§ **GIVEN PROBLEM**
Nothing in the data should change when you return it, but leave the pictures out.

- - - - -

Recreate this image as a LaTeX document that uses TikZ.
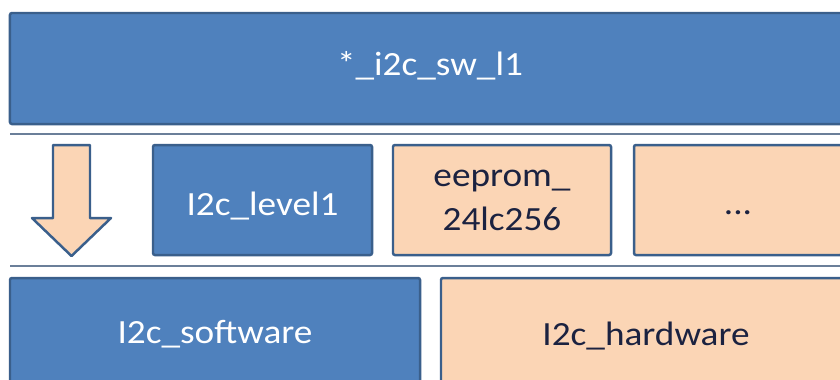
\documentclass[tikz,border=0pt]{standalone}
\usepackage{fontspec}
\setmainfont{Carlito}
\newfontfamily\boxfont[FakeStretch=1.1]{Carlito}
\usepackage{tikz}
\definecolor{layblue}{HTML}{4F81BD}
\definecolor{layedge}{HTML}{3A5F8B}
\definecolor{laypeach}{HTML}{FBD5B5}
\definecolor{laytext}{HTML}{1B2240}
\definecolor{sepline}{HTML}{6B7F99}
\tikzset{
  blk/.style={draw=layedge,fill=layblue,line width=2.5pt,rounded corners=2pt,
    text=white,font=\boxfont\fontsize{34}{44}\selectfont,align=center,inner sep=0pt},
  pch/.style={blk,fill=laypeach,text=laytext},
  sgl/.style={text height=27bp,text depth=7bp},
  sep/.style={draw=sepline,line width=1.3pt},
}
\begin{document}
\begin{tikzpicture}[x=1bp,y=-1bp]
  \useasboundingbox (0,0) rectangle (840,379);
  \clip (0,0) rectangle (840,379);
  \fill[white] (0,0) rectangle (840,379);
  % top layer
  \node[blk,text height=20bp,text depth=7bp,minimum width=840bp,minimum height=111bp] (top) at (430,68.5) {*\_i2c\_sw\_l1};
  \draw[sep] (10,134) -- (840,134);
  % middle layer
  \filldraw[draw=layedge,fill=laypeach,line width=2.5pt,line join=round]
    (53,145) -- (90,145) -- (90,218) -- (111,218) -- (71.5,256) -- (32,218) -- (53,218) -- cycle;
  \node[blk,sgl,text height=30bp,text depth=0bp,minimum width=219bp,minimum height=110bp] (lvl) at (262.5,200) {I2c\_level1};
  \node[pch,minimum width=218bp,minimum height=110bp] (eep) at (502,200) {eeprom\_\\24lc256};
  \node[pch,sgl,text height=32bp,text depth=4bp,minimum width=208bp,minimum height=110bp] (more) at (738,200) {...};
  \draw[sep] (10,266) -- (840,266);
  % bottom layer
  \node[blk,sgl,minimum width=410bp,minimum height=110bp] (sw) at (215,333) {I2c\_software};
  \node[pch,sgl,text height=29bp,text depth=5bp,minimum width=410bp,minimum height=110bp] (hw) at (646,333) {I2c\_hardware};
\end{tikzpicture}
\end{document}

- - - - -

§ **SOLUTION TO THIS TASK**
Recreate this image as a LaTeX document that uses TikZ.
\documentclass[tikz,border=0pt]{standalone}
\usepackage{fontspec}
\setmainfont{Carlito}
\newfontfamily\boxfont[FakeStretch=1.1]{Carlito}
\usepackage{tikz}
\definecolor{layblue}{HTML}{4F81BD}
\definecolor{layedge}{HTML}{3A5F8B}
\definecolor{laypeach}{HTML}{FBD5B5}
\definecolor{laytext}{HTML}{1B2240}
\definecolor{sepline}{HTML}{6B7F99}
\tikzset{
  blk/.style={draw=layedge,fill=layblue,line width=2.5pt,rounded corners=2pt,
    text=white,font=\boxfont\fontsize{34}{44}\selectfont,align=center,inner sep=0pt},
  pch/.style={blk,fill=laypeach,text=laytext},
  sgl/.style={text height=27bp,text depth=7bp},
  sep/.style={draw=sepline,line width=1.3pt},
}
\begin{document}
\begin{tikzpicture}[x=1bp,y=-1bp]
  \useasboundingbox (0,0) rectangle (840,379);
  \clip (0,0) rectangle (840,379);
  \fill[white] (0,0) rectangle (840,379);
  % top layer
  \node[blk,text height=20bp,text depth=7bp,minimum width=840bp,minimum height=111bp] (top) at (430,68.5) {*\_i2c\_sw\_l1};
  \draw[sep] (10,134) -- (840,134);
  % middle layer
  \filldraw[draw=layedge,fill=laypeach,line width=2.5pt,line join=round]
    (53,145) -- (90,145) -- (90,218) -- (111,218) -- (71.5,256) -- (32,218) -- (53,218) -- cycle;
  \node[blk,sgl,text height=30bp,text depth=0bp,minimum width=219bp,minimum height=110bp] (lvl) at (262.5,200) {I2c\_level1};
  \node[pch,minimum width=218bp,minimum height=110bp] (eep) at (502,200) {eeprom\_\\24lc256};
  \node[pch,sgl,text height=32bp,text depth=4bp,minimum width=208bp,minimum height=110bp] (more) at (738,200) {...};
  \draw[sep] (10,266) -- (840,266);
  % bottom layer
  \node[blk,sgl,minimum width=410bp,minimum height=110bp] (sw) at (215,333) {I2c\_software};
  \node[pch,sgl,text height=29bp,text depth=5bp,minimum width=410bp,minimum height=110bp] (hw) at (646,333) {I2c\_hardware};
\end{tikzpicture}
\end{document}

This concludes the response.